Goal of the exercise:
All of the data should be output character for character, except the pictures.

**** Dataset content ****

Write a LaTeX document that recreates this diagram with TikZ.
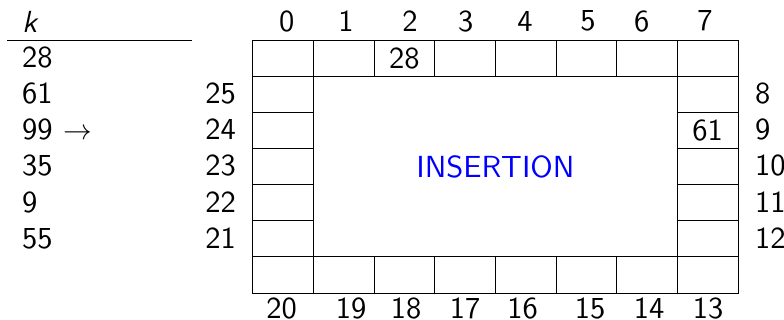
\documentclass[tikz,border=0pt]{standalone}
\usepackage{fontspec}
\newfontfamily\lmsten[ItalicFont=lmsans10-oblique.otf]{lmsans10-regular.otf}
\begin{document}
\begin{tikzpicture}[x=1pt,y=-1pt,
  every node/.style={font=\lmsten\fontsize{30.5}{36}\selectfont, inner sep=0pt},
  cell/.style={draw, line width=0.9pt, minimum width=60.67pt, minimum height=36.04pt},
  idx/.style={},
  lbl/.style={anchor=west}]
\useasboundingbox (0,0) rectangle (784,320);
% table
\node[lbl] (k) at (22,22) {\textit{k}};
\coordinate (hl) at (7,40.7);
\coordinate (hr) at (192,40.7);
\draw[line width=0.9pt] (hl) -- (hr);
\node[lbl] (v1) at (22,57) {28};
\node[lbl] (v2) at (22,93) {61};
\node[lbl] (v3) at (22,129.5) {99\hspace{11pt}\scalebox{1.15}{$\rightarrow$}};
\node[lbl] (v4) at (22,165.5) {35};
\node[lbl] (v5) at (22,202) {9};
\node[lbl] (v6) at (22,238.5) {55};
% cells: top row 0..7
\foreach \i in {0,...,7} {
  \node[cell] (c\i) at ({283.03+60.67*\i},58.72) {};
}
% right column 8..12
\foreach \i/\r in {8/1,9/2,10/3,11/4,12/5} {
  \node[cell] (c\i) at (707.7,{58.72+36.04*\r}) {};
}
% bottom row 13..20 (right to left)
\foreach \i/\c in {13/7,14/6,15/5,16/4,17/3,18/2,19/1,20/0} {
  \node[cell] (c\i) at ({283.03+60.67*\c},274.96) {};
}
% left column 21..25 (bottom to top)
\foreach \i/\r in {21/5,22/4,23/3,24/2,25/1} {
  \node[cell] (c\i) at (283.03,{58.72+36.04*\r}) {};
}
\node at (c2) {28};
\node at (c9) {61};
\node[text=blue] (ins) at (495.4,166.8) {INSERTION};
% top indices
\foreach \i/\x in {0/286.7,1/346,2/410,3/465.7,4/525,5/588,6/641.7,7/705} {
  \node[idx] (t\i) at (\x,21) {\i};
}
% bottom indices
\foreach \i/\x in {20/281.6,19/351,18/406,17/465,16/522.5,15/590,14/649,13/708} {
  \node[idx] (b\i) at (\x,308.5) {\i};
}
% right indices
\foreach \i/\y in {8/93,9/129.3,10/165.5,11/202,12/238.5} {
  \node[anchor=west] (r\i) at (755,\y) {\i};
}
% left indices
\foreach \i/\y in {25/93,24/129.3,23/165.5,22/202,21/238.5} {
  \node[anchor=east] (l\i) at (236,\y) {\i};
}
\end{tikzpicture}
\end{document}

****

Written solution:
Write a LaTeX document that recreates this diagram with TikZ.
\documentclass[tikz,border=0pt]{standalone}
\usepackage{fontspec}
\newfontfamily\lmsten[ItalicFont=lmsans10-oblique.otf]{lmsans10-regular.otf}
\begin{document}
\begin{tikzpicture}[x=1pt,y=-1pt,
  every node/.style={font=\lmsten\fontsize{30.5}{36}\selectfont, inner sep=0pt},
  cell/.style={draw, line width=0.9pt, minimum width=60.67pt, minimum height=36.04pt},
  idx/.style={},
  lbl/.style={anchor=west}]
\useasboundingbox (0,0) rectangle (784,320);
% table
\node[lbl] (k) at (22,22) {\textit{k}};
\coordinate (hl) at (7,40.7);
\coordinate (hr) at (192,40.7);
\draw[line width=0.9pt] (hl) -- (hr);
\node[lbl] (v1) at (22,57) {28};
\node[lbl] (v2) at (22,93) {61};
\node[lbl] (v3) at (22,129.5) {99\hspace{11pt}\scalebox{1.15}{$\rightarrow$}};
\node[lbl] (v4) at (22,165.5) {35};
\node[lbl] (v5) at (22,202) {9};
\node[lbl] (v6) at (22,238.5) {55};
% cells: top row 0..7
\foreach \i in {0,...,7} {
  \node[cell] (c\i) at ({283.03+60.67*\i},58.72) {};
}
% right column 8..12
\foreach \i/\r in {8/1,9/2,10/3,11/4,12/5} {
  \node[cell] (c\i) at (707.7,{58.72+36.04*\r}) {};
}
% bottom row 13..20 (right to left)
\foreach \i/\c in {13/7,14/6,15/5,16/4,17/3,18/2,19/1,20/0} {
  \node[cell] (c\i) at ({283.03+60.67*\c},274.96) {};
}
% left column 21..25 (bottom to top)
\foreach \i/\r in {21/5,22/4,23/3,24/2,25/1} {
  \node[cell] (c\i) at (283.03,{58.72+36.04*\r}) {};
}
\node at (c2) {28};
\node at (c9) {61};
\node[text=blue] (ins) at (495.4,166.8) {INSERTION};
% top indices
\foreach \i/\x in {0/286.7,1/346,2/410,3/465.7,4/525,5/588,6/641.7,7/705} {
  \node[idx] (t\i) at (\x,21) {\i};
}
% bottom indices
\foreach \i/\x in {20/281.6,19/351,18/406,17/465,16/522.5,15/590,14/649,13/708} {
  \node[idx] (b\i) at (\x,308.5) {\i};
}
% right indices
\foreach \i/\y in {8/93,9/129.3,10/165.5,11/202,12/238.5} {
  \node[anchor=west] (r\i) at (755,\y) {\i};
}
% left indices
\foreach \i/\y in {25/93,24/129.3,23/165.5,22/202,21/238.5} {
  \node[anchor=east] (l\i) at (236,\y) {\i};
}
\end{tikzpicture}
\end{document}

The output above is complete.